The heat from burning the gas can be used directly for heating or to generate electricity.
The power plants also have filters that remove many of the small particles that come from burning the wood, greatly reducing pollution.
Wood Is Green?
Another early adopter of advanced wood burning is Middlebury College in Vermont, which opened a wood-fired power plant last month.
Middlebury wants to be carbon neutral—eliminating its emissions of the greenhouse gas carbon dioxide (CO2)—by 2016 (interactive graphic: how greenhouse gases cause global warming). Trees suck CO2 out of the air as they grow and then release roughly the same amount of CO2 when they're burned in the advanced power plants, said Jack Byrne, director of the college's Sustainability Integration Office.
So the process of growing, harvesting, and burning wood is close to carbon neutral, Byrne said.

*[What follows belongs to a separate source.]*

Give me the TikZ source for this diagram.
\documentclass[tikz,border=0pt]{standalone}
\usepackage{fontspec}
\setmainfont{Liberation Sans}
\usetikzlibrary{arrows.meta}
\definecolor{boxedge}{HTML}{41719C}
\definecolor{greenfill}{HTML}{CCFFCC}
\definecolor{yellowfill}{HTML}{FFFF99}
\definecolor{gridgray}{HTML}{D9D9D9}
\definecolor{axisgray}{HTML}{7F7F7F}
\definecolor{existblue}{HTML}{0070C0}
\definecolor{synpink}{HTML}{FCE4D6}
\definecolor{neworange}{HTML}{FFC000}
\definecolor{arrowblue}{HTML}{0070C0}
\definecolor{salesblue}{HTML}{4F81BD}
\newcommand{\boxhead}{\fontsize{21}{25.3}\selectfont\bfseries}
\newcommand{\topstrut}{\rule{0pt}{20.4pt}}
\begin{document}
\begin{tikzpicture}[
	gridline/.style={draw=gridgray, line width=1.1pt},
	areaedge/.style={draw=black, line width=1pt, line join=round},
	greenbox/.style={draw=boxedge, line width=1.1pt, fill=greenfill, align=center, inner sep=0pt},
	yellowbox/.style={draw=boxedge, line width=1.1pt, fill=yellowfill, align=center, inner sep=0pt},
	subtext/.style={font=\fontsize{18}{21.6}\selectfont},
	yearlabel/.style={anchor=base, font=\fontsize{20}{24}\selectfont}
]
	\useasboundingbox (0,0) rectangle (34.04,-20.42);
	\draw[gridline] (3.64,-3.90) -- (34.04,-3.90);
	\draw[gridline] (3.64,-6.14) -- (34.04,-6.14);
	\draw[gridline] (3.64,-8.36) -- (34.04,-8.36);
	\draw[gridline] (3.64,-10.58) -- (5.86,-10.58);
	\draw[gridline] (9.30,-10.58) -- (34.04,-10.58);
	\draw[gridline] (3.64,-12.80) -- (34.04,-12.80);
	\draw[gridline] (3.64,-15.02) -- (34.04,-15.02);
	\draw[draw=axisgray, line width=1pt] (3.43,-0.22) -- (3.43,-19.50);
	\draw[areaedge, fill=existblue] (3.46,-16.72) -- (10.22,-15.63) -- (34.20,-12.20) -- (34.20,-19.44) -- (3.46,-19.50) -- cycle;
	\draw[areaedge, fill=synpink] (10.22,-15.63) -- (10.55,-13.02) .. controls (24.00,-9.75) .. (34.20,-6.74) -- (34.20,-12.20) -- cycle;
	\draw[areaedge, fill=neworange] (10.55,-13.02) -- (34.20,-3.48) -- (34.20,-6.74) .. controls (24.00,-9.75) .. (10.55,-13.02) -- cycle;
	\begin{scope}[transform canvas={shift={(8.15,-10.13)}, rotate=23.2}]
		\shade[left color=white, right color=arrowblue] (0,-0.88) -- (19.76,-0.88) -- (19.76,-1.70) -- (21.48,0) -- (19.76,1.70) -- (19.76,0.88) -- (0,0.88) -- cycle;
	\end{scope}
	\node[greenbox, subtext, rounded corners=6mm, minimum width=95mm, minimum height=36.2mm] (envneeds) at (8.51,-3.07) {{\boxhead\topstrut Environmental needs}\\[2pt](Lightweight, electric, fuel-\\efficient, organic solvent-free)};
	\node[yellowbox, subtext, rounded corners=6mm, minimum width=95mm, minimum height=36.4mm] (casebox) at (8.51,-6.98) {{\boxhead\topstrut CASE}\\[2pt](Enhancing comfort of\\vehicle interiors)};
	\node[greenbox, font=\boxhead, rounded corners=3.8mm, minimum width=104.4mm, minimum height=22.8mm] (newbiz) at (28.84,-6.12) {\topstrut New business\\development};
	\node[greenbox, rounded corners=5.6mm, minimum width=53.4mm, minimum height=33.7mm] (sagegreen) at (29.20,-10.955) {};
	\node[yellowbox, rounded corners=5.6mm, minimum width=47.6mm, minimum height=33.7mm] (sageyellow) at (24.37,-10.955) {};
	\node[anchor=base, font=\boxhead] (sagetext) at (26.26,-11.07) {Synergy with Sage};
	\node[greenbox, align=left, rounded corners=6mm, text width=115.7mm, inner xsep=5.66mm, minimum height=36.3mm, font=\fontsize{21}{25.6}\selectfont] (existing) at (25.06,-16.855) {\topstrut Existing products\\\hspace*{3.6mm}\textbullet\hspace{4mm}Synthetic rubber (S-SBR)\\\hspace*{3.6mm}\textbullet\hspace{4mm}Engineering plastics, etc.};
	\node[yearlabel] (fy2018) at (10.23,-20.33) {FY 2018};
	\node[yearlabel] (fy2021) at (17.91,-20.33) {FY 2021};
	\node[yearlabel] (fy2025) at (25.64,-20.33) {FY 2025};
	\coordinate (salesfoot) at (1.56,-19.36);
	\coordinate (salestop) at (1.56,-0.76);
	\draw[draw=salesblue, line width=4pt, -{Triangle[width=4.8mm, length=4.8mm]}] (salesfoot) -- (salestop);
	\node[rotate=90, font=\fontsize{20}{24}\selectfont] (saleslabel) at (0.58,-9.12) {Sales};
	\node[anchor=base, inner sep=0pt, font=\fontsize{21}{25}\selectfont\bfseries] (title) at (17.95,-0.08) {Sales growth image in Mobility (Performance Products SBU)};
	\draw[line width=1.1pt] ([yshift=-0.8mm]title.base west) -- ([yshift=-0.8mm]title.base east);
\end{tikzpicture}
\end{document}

By switching to advanced wood power, "we have a 40 percent reduction in carbon emissions," Byrne said.
And, the Finnish Forest Research Institute's Asikainen said, wood power is possible without depleting forests.
Large amounts of wood can be harvested sustainably from forests, as long as the forests are managed correctly, he said.
Furthermore, if wood harvesters leave nutrient-rich leaves and needles on the forest floor and return leftover ash to forest soils, then "we're not endangering the productivity of the forests," Asikainen added.
Not that all the wood has to come from forests.
U.S. cities produce about 30 million tons of wood from trees that have been trimmed or otherwise removed every year, according to the new study. This debris could be fed into power plants instead of being mulched or sent to landfills, the authors say.
St. Paul, Minnesota, for example, already heats and powers much of its downtown by burning about 250,000 tons of wood collected each year from city trees.
(Related: "Hardy Plant May Ease Biofuels' Burden on Food Costs.")
Fuel Savings
Increased use of wood furnaces can also have financial benefits, said study co-author Dan Richter, a Duke University forest ecology professor.
"In the [U.S.] Northeast, it can help communities move beyond their potentially crippling dependence on fossil heating oil," which has had a wildly fluctuating price, Richter said.
At Middlebury, Byrne expects wood power to save $600,000 in 2009 by cutting the college's fuel oil use by about a million barrels.
"We're quite confident that it will pay for itself" in about 13 years—"less than half the power plant's lifetime," Byrne said.